Urbain (the Marquis) felt this partiality and suffered from it; but he never allowed himself to complain, and perhaps, already putting a just estimate upon his brother, he did not care to contend with him on such frivolous grounds.

In the course of time, the Marchioness found out that she had been greatly mistaken, and that sentiments should be judged by deeds rather than by words; but the habit of spoiling her prodigal son had now become fixed, and to this she soon added a tender pity for the bewildered perversity which seemed to be leading the wilful youth to his own destruction. This perversity, however, did not take its rise in an evil heart. Vanity at first, and dissipation afterward, then the loss of energy, and at last the tyranny of vice,—that, briefly, is the history of this man, charming without real refinement, good without grandeur of soul, sceptical without atheism. At the age when we are describing him, there was in him an awful void in the place where his conscience should have been, and yet it was a conscience rather absent than dead. There would sometimes be returns of it, and struggles with it, fewer and briefer indeed than they had been in his youth, but perhaps on that account all the more desperate; and the one which was going on within him at this time was so cruel that he laid his hand repeatedly upon one of his splendid weapons, as if he were haunted by the spectre of suicide; but he thought of his mother, pushed away the pistols and locked them up, putting both hands to his head, in the fear that he was becoming insane.

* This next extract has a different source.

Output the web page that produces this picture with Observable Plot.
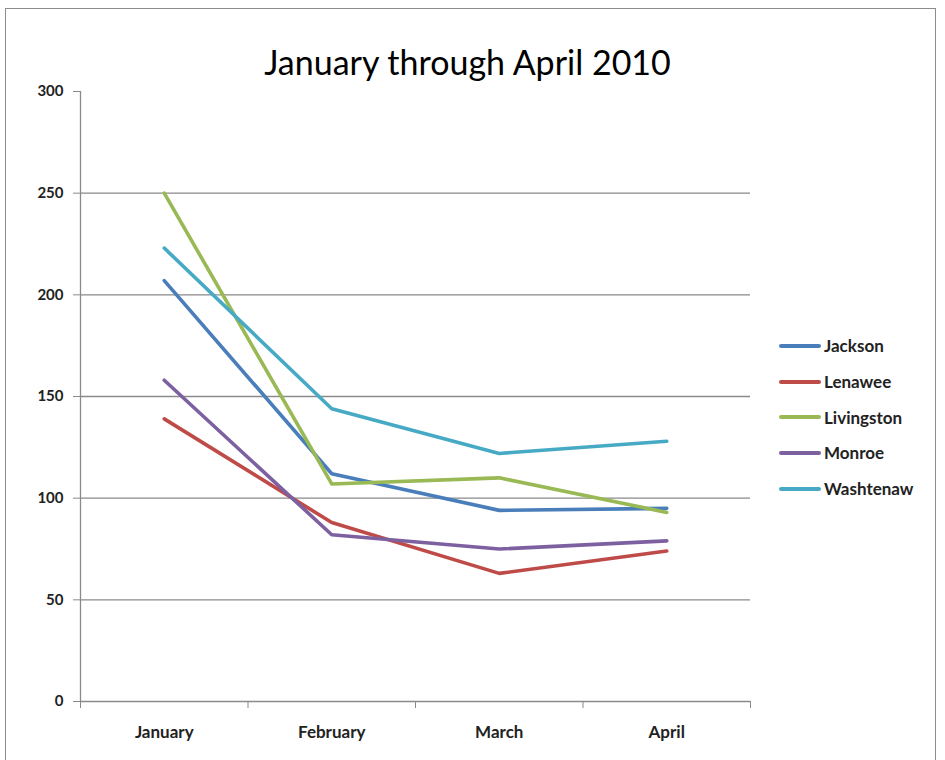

He had always looked upon money as nothing. His mother's noble disinterested theories on the subject had made the way of false reasoning easy to him. Nevertheless he understood that, in effecting his mother's ruin, he had overstepped his right. He was astounded; he had gone on up to the last, promising himself that he would stop before reaching his brother's fortune, and then he had seriously encroached upon it; but the truth is, that he had not done this knowingly; for, from motives of delicacy, the Marquis had kept no accounts with him in matters of detail, and would never have mentioned them at all, had it not been for the necessity of preserving by an appeal to his honor the little which was left. The Duke therefore did not feel himself guilty of deliberate selfishness, and had reproached Urbain warmly and sincerely for not having warned him sooner. He saw at last the abyss opened by his lawless and reckless conduct; he was bitterly ashamed of having injured his brother's prospects and of having no way to repair the harm, without infringing upon certain rigid principles established by his mother and his education.

Yet this error was less serious than that of having wronged his own mother; but it did not appear so to the Duke. It had always seemed to him that whatever belonged to his mother was his own, while in dealing with his brother his pride kept up the distinction of meum and uum. Besides,—should it not be admitted?—while there was no wicked dislike between the two brothers so differently constituted, there was at least a want of confidence and sympathy. The life of the one was a continual protest against that of the other. Urbain had made a silent but powerful effort that the voice of nature within him might be also that of friendship. Gaëtan had made no such effort; trusting to the freedom from malice which characterized him, he had felt a liberty to rail at the austerity of the Marquis. They were then together most of the time, upon a footing of blame delicately restrained by the one, and of ridicule manifested in easy revolt by the other.